• _Task instructions_
Please write out the lines of the data exactly, beginning with the first and ending with the line containing "plt.rcParams['font.family'] = ['Liberation"; leave the pictures behind.

== == ==

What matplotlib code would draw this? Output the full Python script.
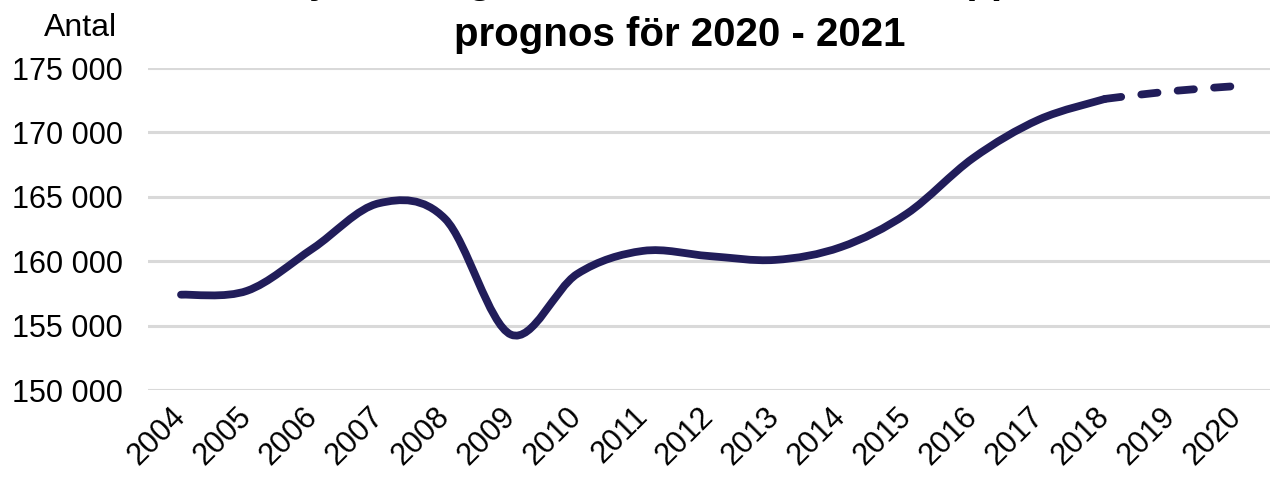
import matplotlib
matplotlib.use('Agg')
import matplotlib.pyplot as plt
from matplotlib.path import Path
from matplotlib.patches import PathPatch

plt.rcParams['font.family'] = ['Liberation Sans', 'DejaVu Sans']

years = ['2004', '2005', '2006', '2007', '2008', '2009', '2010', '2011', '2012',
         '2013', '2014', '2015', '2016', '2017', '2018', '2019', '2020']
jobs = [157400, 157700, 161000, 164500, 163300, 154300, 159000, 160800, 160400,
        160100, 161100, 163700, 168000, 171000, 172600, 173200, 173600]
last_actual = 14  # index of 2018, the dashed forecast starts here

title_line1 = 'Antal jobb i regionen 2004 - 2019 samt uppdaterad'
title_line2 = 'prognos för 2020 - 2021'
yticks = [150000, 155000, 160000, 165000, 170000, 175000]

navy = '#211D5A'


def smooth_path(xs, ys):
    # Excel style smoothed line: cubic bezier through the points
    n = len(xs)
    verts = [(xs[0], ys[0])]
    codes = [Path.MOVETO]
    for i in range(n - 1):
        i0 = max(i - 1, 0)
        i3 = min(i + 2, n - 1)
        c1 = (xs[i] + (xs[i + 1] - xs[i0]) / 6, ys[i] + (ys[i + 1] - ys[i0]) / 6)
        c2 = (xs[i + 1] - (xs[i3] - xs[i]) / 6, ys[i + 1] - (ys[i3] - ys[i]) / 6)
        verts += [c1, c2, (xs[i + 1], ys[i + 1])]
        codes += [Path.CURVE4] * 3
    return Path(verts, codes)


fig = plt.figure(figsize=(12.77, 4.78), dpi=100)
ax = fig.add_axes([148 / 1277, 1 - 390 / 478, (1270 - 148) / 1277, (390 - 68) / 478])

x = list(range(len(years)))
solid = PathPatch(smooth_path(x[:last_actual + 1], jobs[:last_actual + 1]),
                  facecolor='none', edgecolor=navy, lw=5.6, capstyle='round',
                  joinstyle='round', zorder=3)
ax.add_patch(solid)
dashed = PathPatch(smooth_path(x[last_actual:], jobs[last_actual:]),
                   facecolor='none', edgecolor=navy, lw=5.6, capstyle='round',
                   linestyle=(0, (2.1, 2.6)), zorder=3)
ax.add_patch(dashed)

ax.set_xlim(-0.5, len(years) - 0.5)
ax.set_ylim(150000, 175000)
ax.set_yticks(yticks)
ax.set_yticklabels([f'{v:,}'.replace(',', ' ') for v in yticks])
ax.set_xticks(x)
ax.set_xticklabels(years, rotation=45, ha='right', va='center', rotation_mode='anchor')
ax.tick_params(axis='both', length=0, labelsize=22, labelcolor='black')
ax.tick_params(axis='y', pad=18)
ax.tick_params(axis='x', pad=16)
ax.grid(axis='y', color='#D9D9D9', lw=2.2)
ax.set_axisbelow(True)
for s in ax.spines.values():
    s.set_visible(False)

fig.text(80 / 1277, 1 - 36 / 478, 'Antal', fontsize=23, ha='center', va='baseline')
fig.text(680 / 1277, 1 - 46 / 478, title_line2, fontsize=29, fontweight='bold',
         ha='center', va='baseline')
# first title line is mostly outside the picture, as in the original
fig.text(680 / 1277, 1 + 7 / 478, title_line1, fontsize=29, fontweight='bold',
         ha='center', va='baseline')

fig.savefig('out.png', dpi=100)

== == ==

• _Answer_
What matplotlib code would draw this? Output the full Python script.
import matplotlib
matplotlib.use('Agg')
import matplotlib.pyplot as plt
from matplotlib.path import Path
from matplotlib.patches import PathPatch

plt.rcParams['font.family'] = ['Liberation Sans', 'DejaVu Sans']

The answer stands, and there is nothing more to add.